Rolling back a Kubernetes upgrade is not as simple as downgrading the version. The control plane can be rolled back on managed services, but etcd schema changes may make this impossible after certain version jumps. Our rollback strategy is therefore focused on forward fixes: if something breaks, we fix it on the new version rather than reverting.

For node pool rollbacks, we simply uncordon the old node group and cordon the new one. This is instant because we do not terminate old nodes until the upgrade is fully validated. We keep old node groups running for 24 hours after the upgrade completes, which gives us a same-day rollback path if a delayed issue surfaces.

Ecosystem Component Upgrades

After the cluster itself is upgraded, we update ecosystem components in a specific order: CNI plugin first (because networking failures are the most disruptive), then CoreDNS, then the CSI driver, then ingress controllers, and finally monitoring and logging agents. Each component is upgraded independently with its own validation step.

For the CNI plugin (we use Calico on most clusters), we follow the documented upgrade path strictly.
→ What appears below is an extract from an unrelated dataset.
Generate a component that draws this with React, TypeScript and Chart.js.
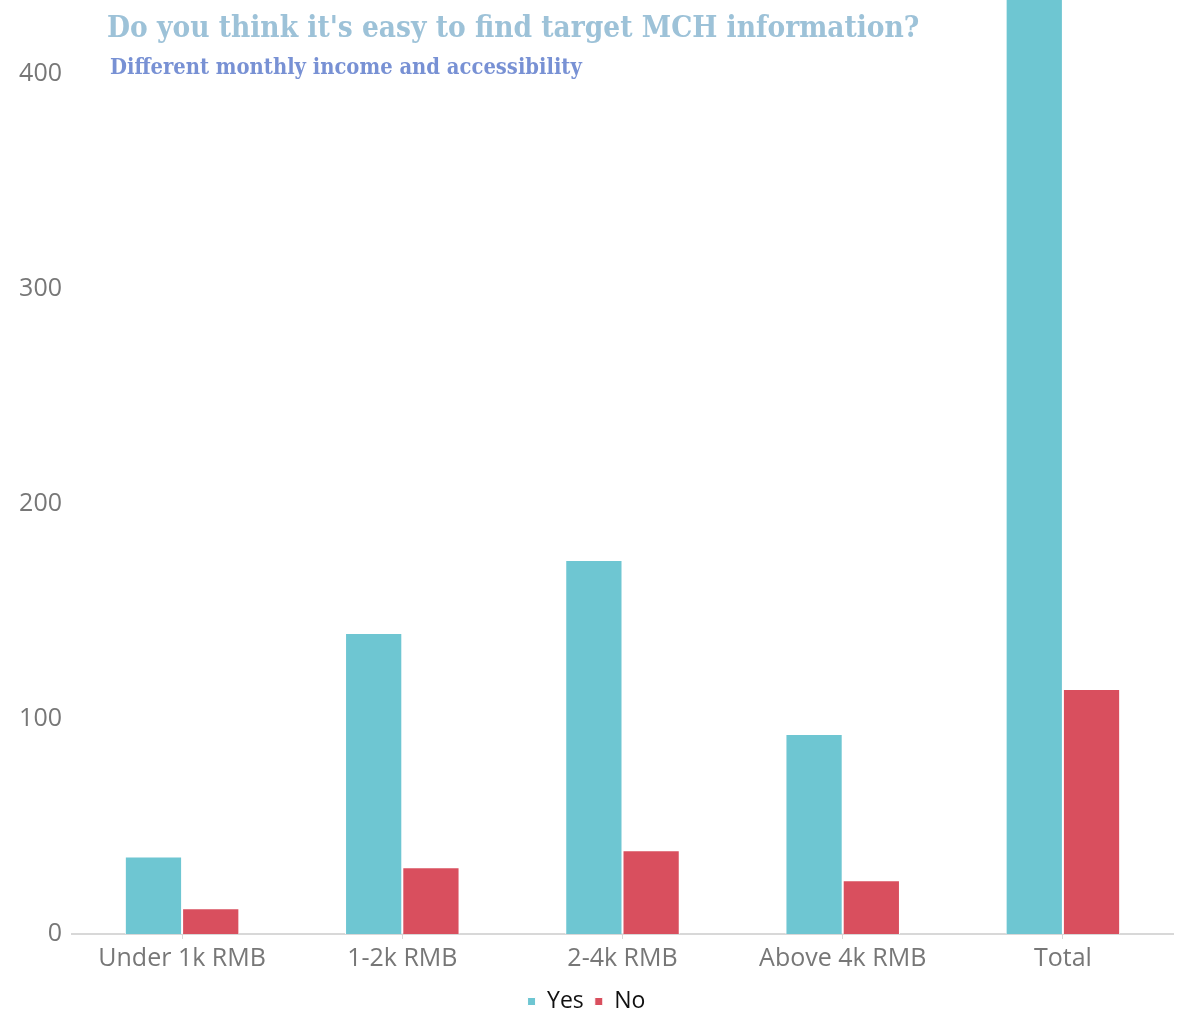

A Calico upgrade that goes wrong can partition the network, which is a far worse outage than anything the Kubernetes upgrade itself could cause.

Automation and Repeatability

We codified this entire process into an internal CLI tool that orchestrates the upgrade across all phases. The tool generates a run plan, executes each step with pre and post validation, and produces a report at the end. The entire upgrade for a 50-node cluster takes approximately 2 hours, of which about 20 minutes is human decision points where an engineer reviews metrics before approving the next phase.

The investment in tooling has paid for itself many times over. What used to be a stressful, weekend-long operation is now a routine Tuesday afternoon task that any engineer on the team can execute confidently.